There are several challenges inherent in the algorithm that make parallelization difficult:

  1. Sequential Nature of Incremental Approach: The incremental approach of the algorithm allows vertices to be added to the existing triangulation one at a time. This sequential nature may present contention or accuracy trade-offs when attempting to insert multiple vertices to the existing graph at once.
  2. Memory Complexity: The DT algorithm is a relatively complex algorithm with many memory allocations and de-allocations, which presents the challenge for efficient use of memory and improving memory locality.
  3. Iteration Dependencies: As presented in [6], Incremental DT is fundamentally a randomized incremental algorithm with iterative dependencies in which the next step may depend on the previous step. Since the vertices are inserted in an uniform random order, there will be a certain probability of creating a dependency with existing vertices at any given insertion/iteration. The random nature of insertion creates problems with both cache locality and contentions in parallelization.

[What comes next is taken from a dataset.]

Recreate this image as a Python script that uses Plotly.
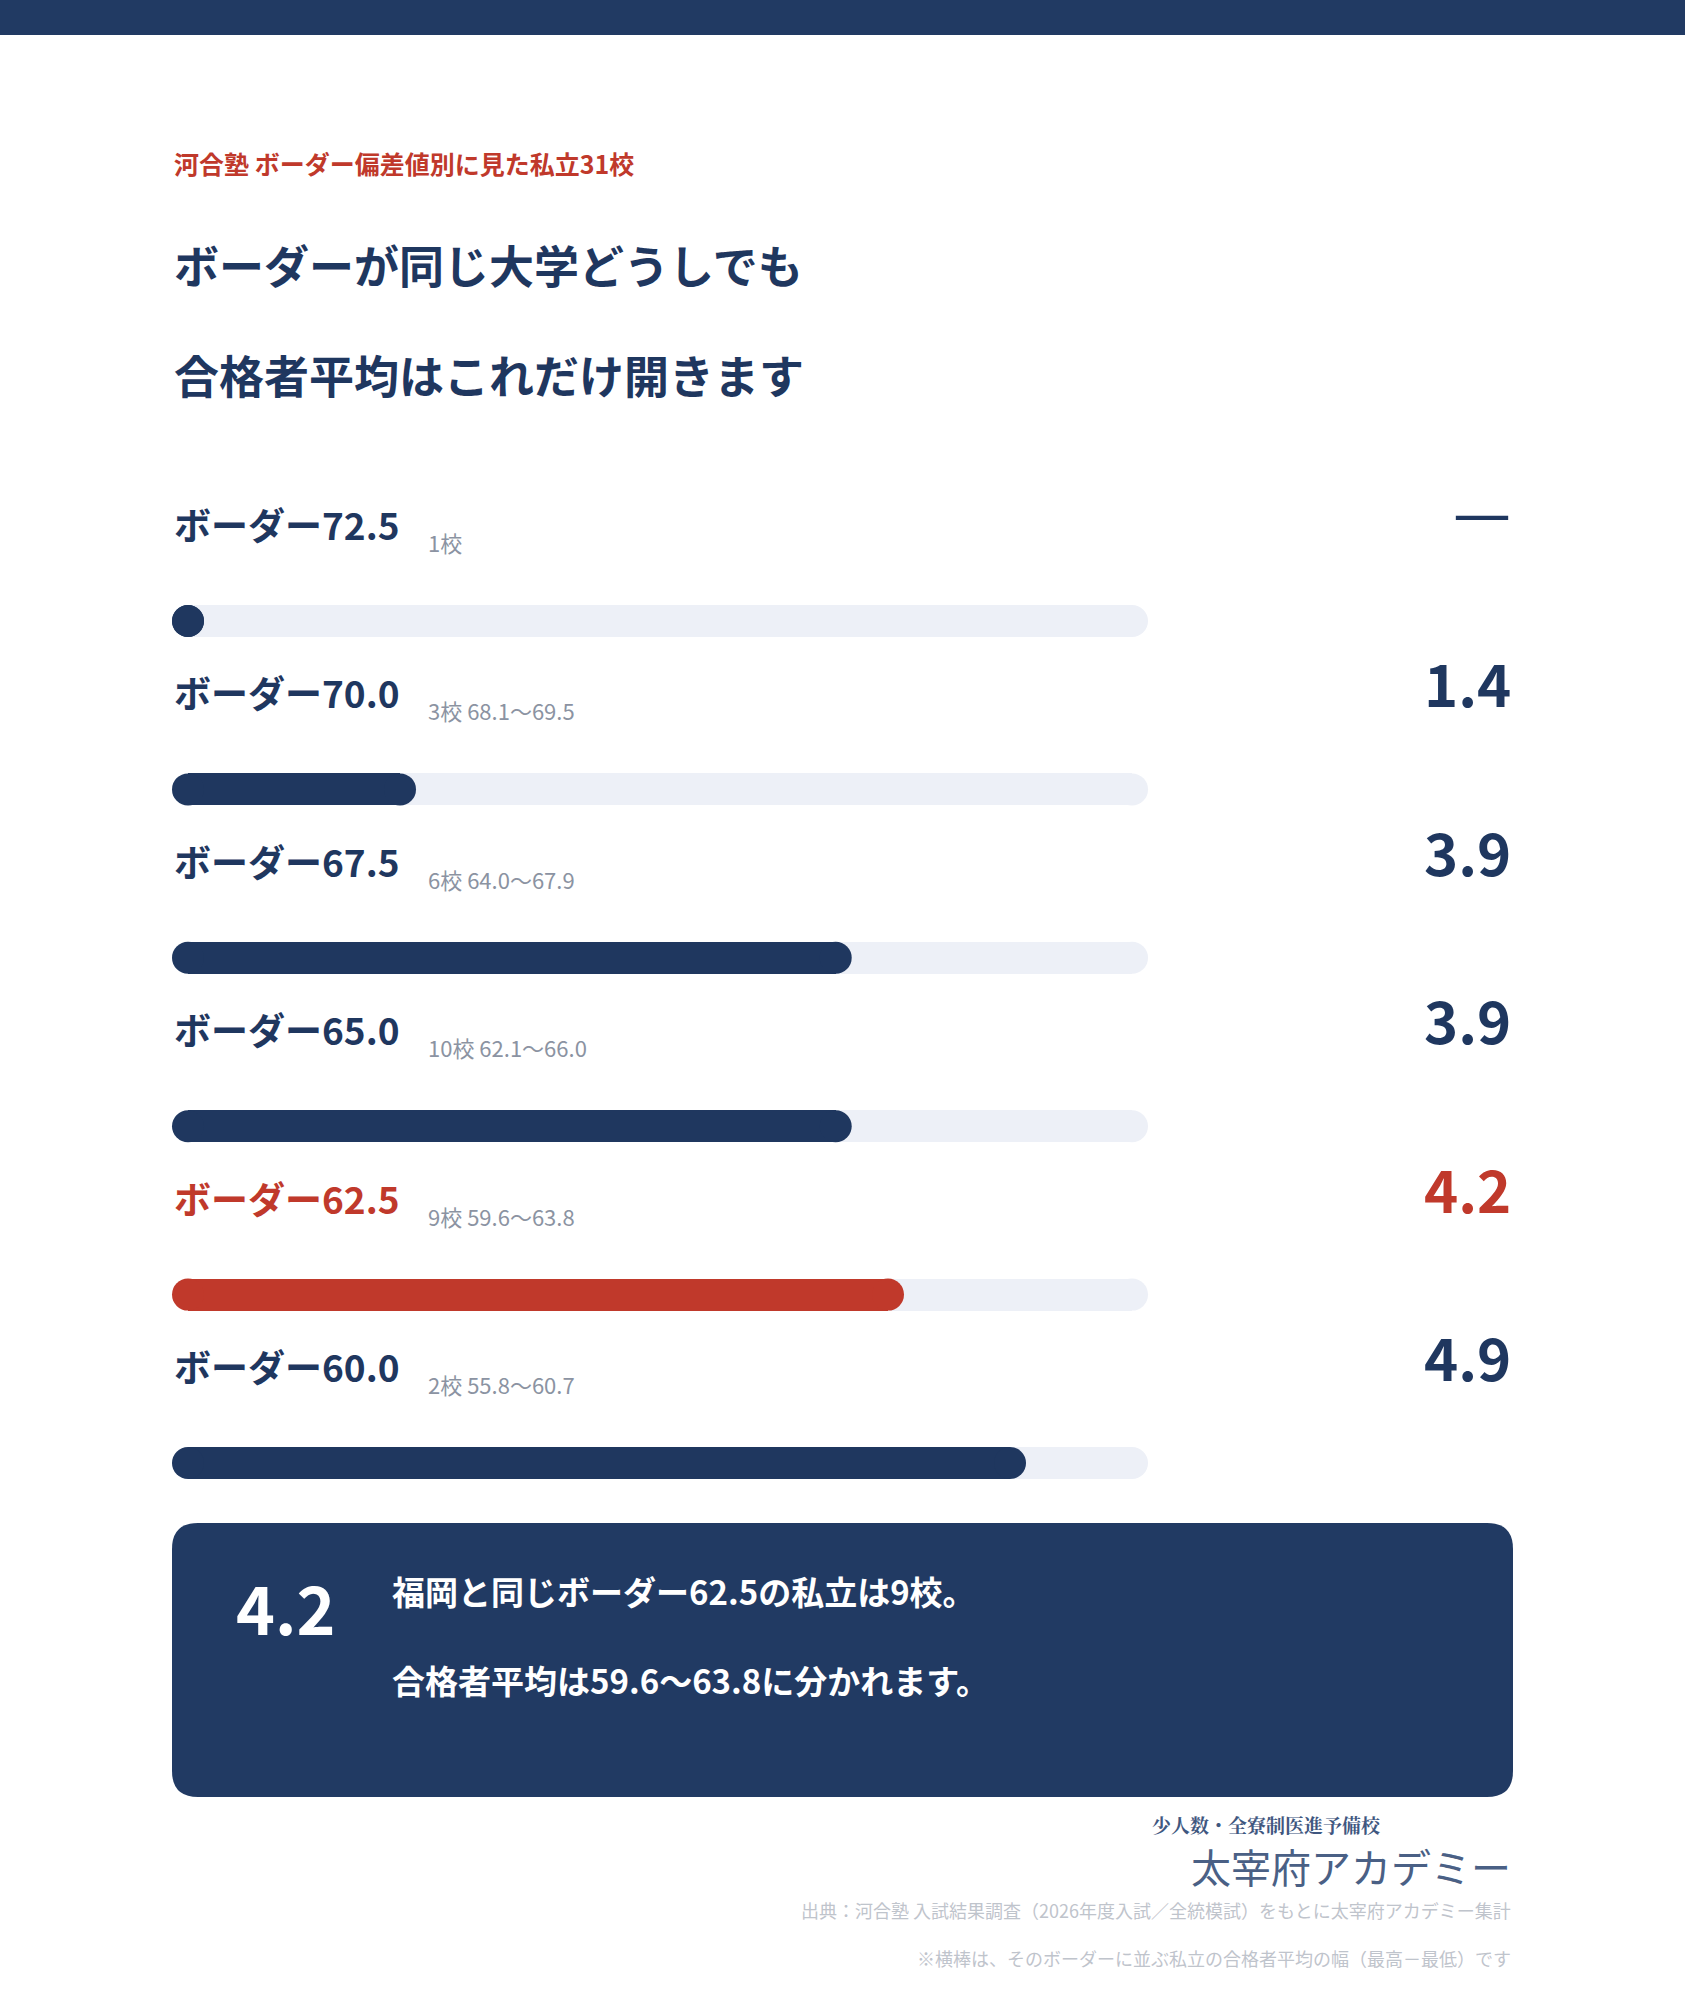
import plotly.graph_objects as go

# data
borders = ['ボーダー72.5', 'ボーダー70.0', 'ボーダー67.5', 'ボーダー65.0', 'ボーダー62.5', 'ボーダー60.0']
notes = ['1校', '3校 68.1〜69.5', '6校 64.0〜67.9', '10校 62.1〜66.0', '9校 59.6〜63.8', '2校 55.8〜60.7']
spreads = [0.0, 1.4, 3.9, 3.9, 4.2, 4.9]
value_labels = ['—', '1.4', '3.9', '3.9', '4.2', '4.9']
highlight = 'ボーダー62.5'
scale_max = 5.6

W, H = 1685, 2000
NAVY = '#1f375f'
RED = '#c0392b'
TRACK = '#edf0f7'
GRAY = '#8b93a2'
FONT = 'Noto Sans CJK JP'

x0_px, x1_px = 172, 1148
ppu = (x1_px - x0_px) / scale_max
xr = [-x0_px / ppu, (W - x0_px) / ppu]
BAR_H = 32
cap = BAR_H / 2 / ppu  # radius of the round end in data units

label_y = [524 + 168.4 * i for i in range(len(borders))]
bar_y = [621 + 168.4 * i for i in range(len(borders))]
colors = [RED if b == highlight else NAVY for b in borders]


def pill(fig, ends, color, left_cap=True):
    # rounded bar: rectangle between two circular caps
    fig.add_trace(go.Bar(
        x=[max(e - 2 * cap, 0) for e in ends], base=[cap] * len(ends), y=bar_y,
        orientation='h', width=BAR_H, marker=dict(color=color, line=dict(width=0)),
        hoverinfo='skip', showlegend=False))
    xs, ys, cs = [], [], []
    for e, yy, c in zip(ends, bar_y, color if isinstance(color, list) else [color] * len(ends)):
        if left_cap:
            xs.append(cap); ys.append(yy); cs.append(c)
        xs.append(max(e - cap, cap)); ys.append(yy); cs.append(c)
    fig.add_trace(go.Scatter(
        x=xs, y=ys, mode='markers', marker=dict(size=BAR_H, color=cs, line=dict(width=0)),
        hoverinfo='skip', showlegend=False))


fig = go.Figure()
pill(fig, [scale_max] * len(borders), TRACK, left_cap=False)
pill(fig, spreads, colors)

ann = []
def t(x, y, text, size, color, bold=False, anchor='left', family=FONT):
    ann.append(dict(x=x / W, y=y, xref='paper', yref='y', text=f'<b>{text}</b>' if bold else text,
                    showarrow=False, xanchor=anchor, yanchor='middle',
                    font=dict(size=size, color=color, family=family)))

t(172, 163, '河合塾 ボーダー偏差値別に見た私立31校', 25, RED, True)
t(172, 264, 'ボーダーが同じ大学どうしでも', 45, NAVY, True)
t(172, 374, '合格者平均はこれだけ開きます', 45, NAVY, True)

for i, b in enumerate(borders):
    t(172, label_y[i], b, 37, colors[i], True)
    t(426, label_y[i] + 18, notes[i], 22, GRAY)
    if value_labels[i] == '—':
        t(1513, label_y[i] - 10, '—', 58, NAVY, False, 'right', 'DejaVu Sans, ' + FONT)
    else:
        t(1513, label_y[i] - 10, value_labels[i], 58, colors[i], True, 'right')

# summary box
t(234, 1606, '4.2', 66, 'white', True)
t(390, 1591, '福岡と同じボーダー62.5の私立は9校。', 33, 'white', True)
t(390, 1680, '合格者平均は59.6〜63.8に分かれます。', 33, 'white', True)

# logo text
t(1383, 1824, '少人数・全寮制医進予備校', 19, '#3f5780', True, 'right', 'Noto Serif CJK JP, Noto Sans CJK JP')
t(1513, 1866, '太宰府アカデミー', 40, '#4a6085', False, 'right')
t(1513, 1910, '出典：河合塾 入試結果調査（2026年度入試／全統模試）をもとに太宰府アカデミー集計', 18, '#bfc4cc', False, 'right')
t(1513, 1958, '※横棒は、そのボーダーに並ぶ私立の合格者平均の幅（最高－最低）です', 18, '#bfc4cc', False, 'right')

r = 26
bx0, bx1, by0, by1 = 172 / W, 1513 / W, 1523, 1797
rx = r / W
path = (f'M {bx0+rx} {by0} L {bx1-rx} {by0} Q {bx1} {by0} {bx1} {by0+r} '
        f'L {bx1} {by1-r} Q {bx1} {by1} {bx1-rx} {by1} L {bx0+rx} {by1} '
        f'Q {bx0} {by1} {bx0} {by1-r} L {bx0} {by0+r} Q {bx0} {by0} {bx0+rx} {by0} Z')

shapes = [
    dict(type='rect', xref='paper', yref='y', x0=0, x1=1, y0=0, y1=35, fillcolor='#213a63', line=dict(width=0), layer='below'),
    dict(type='path', xref='paper', yref='y', path=path, fillcolor='#213a63', line=dict(width=0), layer='below'),
]

fig.update_layout(
    width=W, height=H, margin=dict(l=0, r=0, t=0, b=0),
    paper_bgcolor='white', plot_bgcolor='white',
    barmode='overlay', bargap=0,
    xaxis=dict(range=xr, visible=False, fixedrange=True),
    yaxis=dict(range=[H, 0], visible=False, fixedrange=True),
    annotations=ann, shapes=shapes,
    font=dict(family=FONT),
)

fig.write_html('out.html', config={'displayModeBar': False},
               post_script="document.body.style.margin='0';")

We will aim to implement several parallel versions of the Delaunay Triangulation algorithm using different approaches and platforms. In the case that the project progresses slowly, one of either the GPU-accelerated implementation or distribution MPI implementation will be implemented.

Week Dates Tasks Assignee
1 11/4 - 11/10 Understand the algorithms. Try to fix the starter code so that it compiles. Write at least two different sequential implementations. (Done!) Both
2 11/11 - 11/17 Debug sequential implementations and explore GPU-accelerated implementation. (Done!) Both
3 11/18 - 11/24 Complete GPU implementation without KNN
Implement GPU Memory Optimizations
4 11/25 - 12/1 Debug GPU implementation and profile
Research distributed partition schemes
Implement work partitioning scheme
5 12/2 - 12/8 Implement efficient merging of local triangulations
Research/Brainstorm approaches to reducing thread contention and communication
Explore optimizing KNN implementation and memory optimizations
6 12/9 - 12/15 Profile Communication and Cache Behavior of MPI implementation
Profile Execution Time and Run Time Distribution
Complete Presentation Poster


  1. Julian Shun, Guy E Blelloch, Jeremy T Fineman, Phillip B Gibbons, Aapo Kyrola, Harsha Vardhan Simhadri, and Kanat Tangwongsan. Brief announcement: the problem based benchmark suite. In Proceedings of the twenty-fourth annual ACM symposium on Parallelism in algorithms and architectures, pages 68–70. ACM, 2012.
  2. Daniel K Blandford, Guy E Blelloch, and Clemens Kadow. Engineering a compact parallel delaunay algorithm in 3d. In Proceedings of the twenty-second annual symposium on Computational geometry, pages 292–300. ACM, 2006.
  3. Pranav Kant Gaur and S. K. Bose. On recent advances in 2d constrained delaunay triangulation algorithms, 2017.
  4. Meng Qi, Thanh-Tung Cao, and Tiow-Seng Tan. Computing 2d constrained delaunay triangulation using the gpu. IEEE transactions on visualization and computer graphics, 19(5):736–748, 2013.
  5. Guodong Rong, Tiow-Seng Tan, Thanh-Tung Cao, et al. Computing two-dimensional delaunay triangulation using graphics hardware. In Proceedings of the 2008 symposium on Interactive 3D graphics and games, pages 89–97. ACM, 2008.
  6. Guy E Blelloch, Yan Gu, Julian Shun, and Yihan Sun. Parallelism in randomized incremental algorithms. In Proceedings of the 28th ACM Symposium on Parallelism in Algorithms and Architectures, pages 467–478. ACM, 2016.